As shown in <FIG>, the magneto-optic imaging apparatus <NUM> is adapted to visualize defects <NUM> in a component <NUM> with a non-planar surface <NUM>. In particular, when the magneto-optic film <NUM>, flexible coil <NUM>, and conformable body <NUM> at the distal end <NUM> of the housing <NUM> are pressed against the surface <NUM> of component <NUM>, they are sandwiched between the non-conformable face <NUM> of the housing <NUM> and the surface <NUM> and conform to the shape of the surface <NUM>. This allows the flexible coil <NUM> and magneto-optic film <NUM> to be in close and uniform proximity to the surface <NUM> of the component <NUM>, which improves the induction of a magnetic field into the surface <NUM> of the component <NUM> by the flexible coil <NUM> and improves the visualization of magnetic fields in the magneto-optic film <NUM>.

The magneto-optic imaging apparatus <NUM> and imaging device <NUM> may advantageously be connected to other devices for positioning the combined magneto-optic imaging system <NUM> in position for magneto-optically visualizing defects <NUM> within a component <NUM>. In one form shown in <FIG>, the combined magneto-optic imaging system <NUM> may be attached to a distal end <NUM> of an elongate arm <NUM>, which may be a rigid or collapsible pole, a selfie stick, a robotic arm, or the like. Accordingly, a user may directly or indirectly manipulate the arm <NUM> from a proximal end <NUM> of the arm or from another location remote from the component <NUM> to position the magneto-optic imaging system <NUM> in contact with the component <NUM> and move the magneto-optic imaging system <NUM> along the surface <NUM> of the component <NUM> to detect defects <NUM> in the component <NUM>.

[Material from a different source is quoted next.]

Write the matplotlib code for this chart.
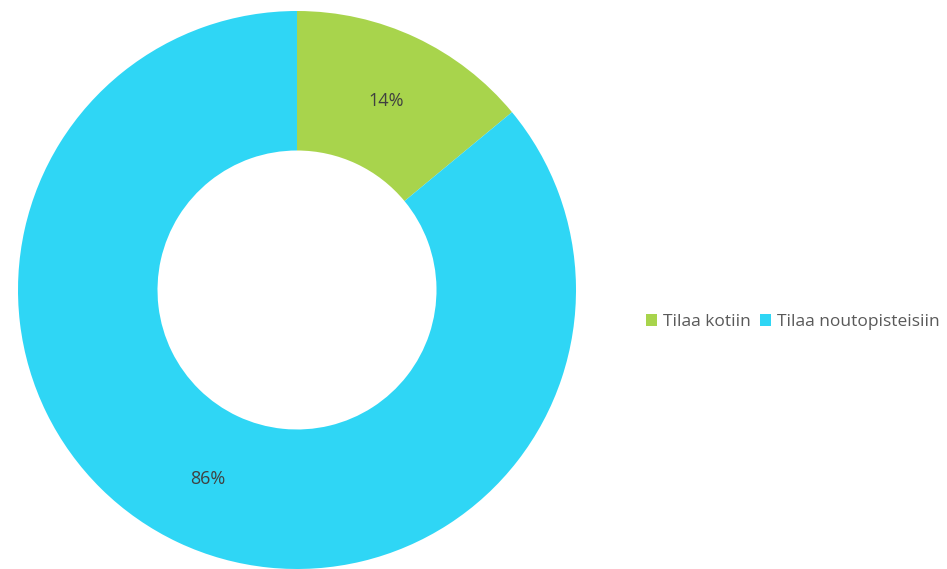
import matplotlib
matplotlib.use("Agg")
import matplotlib.pyplot as plt
from matplotlib.patches import Patch

categories = ["Tilaa kotiin", "Tilaa noutopisteisiin"]
values = [14, 86]
colors = ["#A8D44C", "#2FD6F5"]

fig = plt.figure(figsize=(9.47, 5.69), dpi=100)
plt.rcParams['font.family'] = ['Open Sans', 'DejaVu Sans']
ax = fig.add_axes([18/947, 0/569, 558/947, 558/569])
ax.pie(values, colors=colors, startangle=90, counterclock=False,
       radius=1.0, wedgeprops=dict(width=0.5, edgecolor='none'),
       autopct=lambda p: f"{p:.0f}%", pctdistance=0.75,
       textprops=dict(color="#404040", fontsize=13))
ax.set_xlim(-1, 1)
ax.set_ylim(-1, 1)
ax.set_aspect('equal')
ax.axis('off')

handles = [Patch(facecolor=c, edgecolor='none') for c in colors]
fig.legend(handles, categories, loc='center', bbox_to_anchor=(793/947, 1 - 322/569),
           ncol=2, frameon=False, fontsize=12.5, labelcolor="#595959",
           handlelength=0.65, handleheight=0.65, handletextpad=0.35, columnspacing=0.5)

fig.savefig("out.png", dpi=100)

In another form, the magneto-optic imaging system <NUM> may be operably connected to a robotic vehicle <NUM>, such as a crawler, as shown in <FIG>. In each embodiment, images or video acquired from the imaging device <NUM> may be advantageously transmitted via a wired connection or a wireless communication module <NUM> of the imaging device <NUM>. The wireless communication module <NUM>, such as a Wi-Fi or cellular module, may be configured to transmit data, including image or video data, via a wireless gateway <NUM> to a network <NUM>, such as a LAN, WAN, the internet, etc., and on to one or more remote computing devices <NUM> and displays <NUM>. Similarly, the robotic vehicle <NUM> and magneto-optic imaging system may be controlled by a user of a remote device <NUM> via network <NUM>.

Claim 1:
An apparatus (<NUM>) for visualizing defects (<NUM>) in a component (<NUM>) using a magneto-optical effect, comprising:
a housing (<NUM>) having a proximal interface (<NUM>) configured to be removably connected to an imaging device (<NUM>) having a camera (<NUM>) and a light source (<NUM>);
a filter (<NUM>) disposed in the housing (<NUM>) adapted to filter light (<NUM>) from the light source (<NUM>) directed therethrough;
a polarizer (<NUM>) disposed in the housing (<NUM>) adapted to polarize the filtered light (<NUM>) into polarized light (<NUM>) having a polarization state;
a transparent or translucent conformable body (<NUM>) operably connected to the housing (<NUM>) at a distal end (<NUM>) thereof and adapted to:
allow the polarized light (<NUM>) to pass therethrough; and
conform to a non-planar surface (<NUM>) of the component (<NUM>);
a magneto-optic film (<NUM>) operably connected to the transparent or translucent conformable body (<NUM>) configured to reflect the polarized light (<NUM>);
at least one of:
a flexible coil (<NUM>) operably connected to the magneto-optic film (<NUM>); and
electrical terminals (<NUM>) disposed at a distal end (<NUM>) of the housing (<NUM>), wherein the at least one of the flexible coil (<NUM>) and the electrical terminals (<NUM>) is adapted to induce a magnetic field in the component (<NUM>); and
an analyzer (<NUM>) disposed in the housing (<NUM>) configured to convert variations in a polarization state of the reflected light (<NUM>) relative to the polarization state of the polarized light (<NUM>) to visible variations in light intensity.